The bedrock of the Highlands is part of the Reading Prong and more than a billion years old, formed during the Grenville Orogeny. It represents the very core of the Applachian range, which has been formed by successive mountain-building events (orogenies). The present mountains have been exposed by the process of isostasy through the late Cenozoic Era. The hills were given their rounded form when glaciers cut through the Appalachian Mountains here, the Highlands are among the lowest summits in that range (indeed, the Appalachian Trail reaches its lowest elevation in the Trailside Zoo between Bear Mountain State Park and Bear Mountain Bridge). Conversely, the river becomes narrower and deeper through the Highlands, reaching its deepest point of 216 feet (66 m), near Garrison. Many stretches are challenging to navigate, earning nicknames like "World's End."

Henry Hudson and his crew on the Half Moon were the first Europeans to see the Highlands when they explored the river in 1609.

The mountains became strategically important during the American Revolutionary War, when it was important for the Continental Army to hold the river valley and prevent the British from cutting New England off from the rest of the colonies. The Hudson River Chain was cast from nearby iron mines and stretched across the river from the fort at West Point to prevent British ships from going upriver. The fort is today the site of the United States Military Academy.

Several decades after independence, Thomas Cole started an artistic movement by painting America's wild and rugged landscapes— especially, at first, the Highlands— with the stark contrasts and shadows they offered, in a way that suggested raw nature, a world reborn. After the movement had faded, a critic derisively referred to the movement as the Hudson River School; the name stuck as the label for the new nation's first homegrown artistic movement.

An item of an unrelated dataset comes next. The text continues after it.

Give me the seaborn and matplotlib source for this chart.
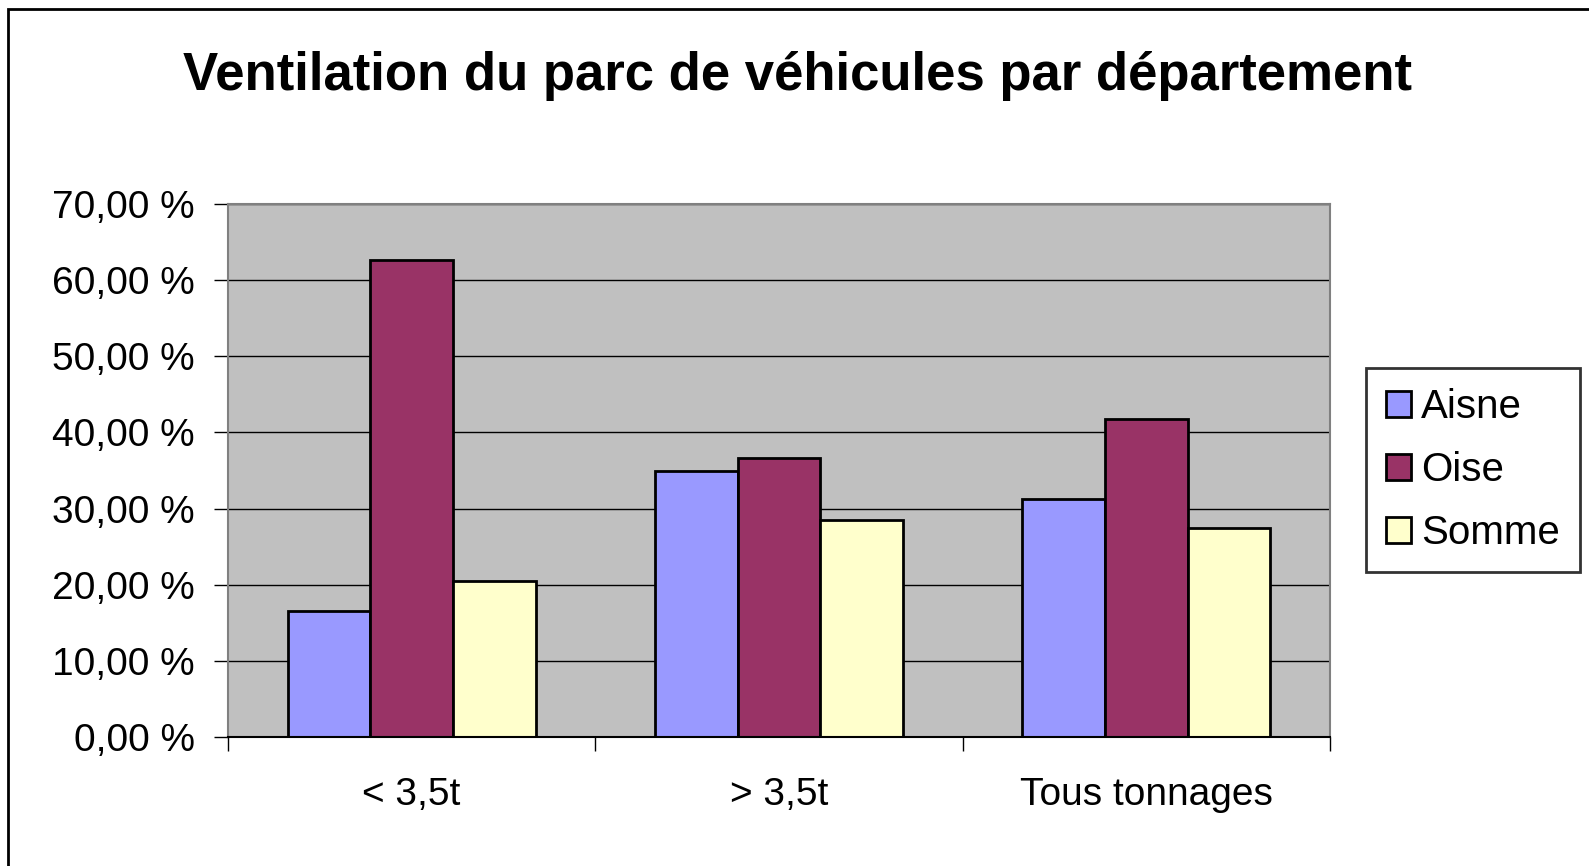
import pandas as pd
import matplotlib
matplotlib.use("Agg")
import matplotlib.pyplot as plt
import seaborn as sns
from matplotlib.patches import Rectangle

# data
categories = ["< 3,5t", "> 3,5t", "Tous tonnages"]
departements = ["Aisne", "Oise", "Somme"]
aisne = [16.6, 34.9, 31.3]
oise = [62.6, 36.6, 41.7]
somme = [20.5, 28.5, 27.4]
colors = ["#9999FF", "#993366", "#FFFFCC"]

df = pd.DataFrame({
    "categorie": categories * 3,
    "departement": [d for d in departements for _ in categories],
    "valeur": aisne + oise + somme,
})

sns.set_theme(style="white")
plt.rcParams["font.family"] = ["Liberation Sans", "DejaVu Sans"]
plt.rcParams["text.color"] = "black"
plt.rcParams["xtick.color"] = "black"
plt.rcParams["ytick.color"] = "black"

fig = plt.figure(figsize=(15.89, 8.66), dpi=100)
ax = fig.add_axes([228 / 1589, 1 - 737 / 866, (1330 - 228) / 1589, (737 - 204) / 866])
ax.set_facecolor("#C0C0C0")
ax.set_axisbelow(True)

sns.barplot(data=df, x="categorie", y="valeur", hue="departement",
            palette=colors, width=0.675, edgecolor="black", linewidth=2,
            saturation=1, ax=ax)

ax.set_ylim(0, 70)
ax.set_xlim(-0.5, 2.5)
ax.set_yticks(range(0, 71, 10))
ax.set_yticklabels([f"{v},00 %" for v in range(0, 71, 10)], fontsize=28)
ax.yaxis.grid(True, color="black", linewidth=1)
ax.set_xlabel("")
ax.set_ylabel("")

# category ticks sit on the boundaries, labels in the middle
ax.set_xticks([-0.5, 0.5, 1.5, 2.5], minor=False)
ax.set_xticklabels([])
ax.set_xticks([0, 1, 2], minor=True)
ax.set_xticklabels(categories, minor=True, fontsize=28)
ax.tick_params(axis="x", which="major", length=10, width=1, color="black", direction="out", bottom=True)
ax.tick_params(axis="x", which="minor", length=0, pad=29)
ax.tick_params(axis="y", length=10, width=1, color="black", direction="out", left=True, pad=14)

for side in ["top", "right", "left"]:
    ax.spines[side].set_color("#808080")
    ax.spines[side].set_linewidth(1.5)
ax.spines["bottom"].set_color("black")
ax.spines["bottom"].set_linewidth(1.5)

leg = ax.legend(loc="upper left", bbox_to_anchor=(1366 / 1589, 1 - 368 / 866),
                bbox_transform=fig.transFigure, fontsize=29, frameon=True,
                fancybox=False, edgecolor="black", borderaxespad=0,
                handlelength=0.62, handleheight=0.62, handletextpad=0.25,
                labelspacing=0.62, borderpad=0.5, title=None)
leg.get_frame().set_linewidth(2)
leg.get_frame().set_facecolor("white")
for h in leg.legend_handles:
    h.set_linewidth(2)

fig.text(0.502, 1 - 90 / 866, "Ventilation du parc de véhicules par département",
         ha="center", va="baseline", fontsize=38, fontweight="bold")

# outer chart border
fig.patches.append(Rectangle((8 / 1589, -0.1), 1.2, 1.1 - 9 / 866,
                             transform=fig.transFigure, fill=False,
                             edgecolor="black", linewidth=2))

fig.savefig("out.png", dpi=100)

In the early 20th century, in response to damage caused by quarrymen and loggers in the Highlands, local conservationists began to press for public ownership of the area's woods and mountains. Their efforts paid off in the first of several state parks that now blanket the chain.

Later that century, an ambitious power-generating plan that would have dug into Storm King Mountain led to a landmark lawsuit by environmental groups that made history when the judge ruled that aesthetic impacts of such large projects could be considered and that a coalition of citizen groups had legal standing. This landmark lawsuit formed the basis for a large body of case law concerning environmentalism.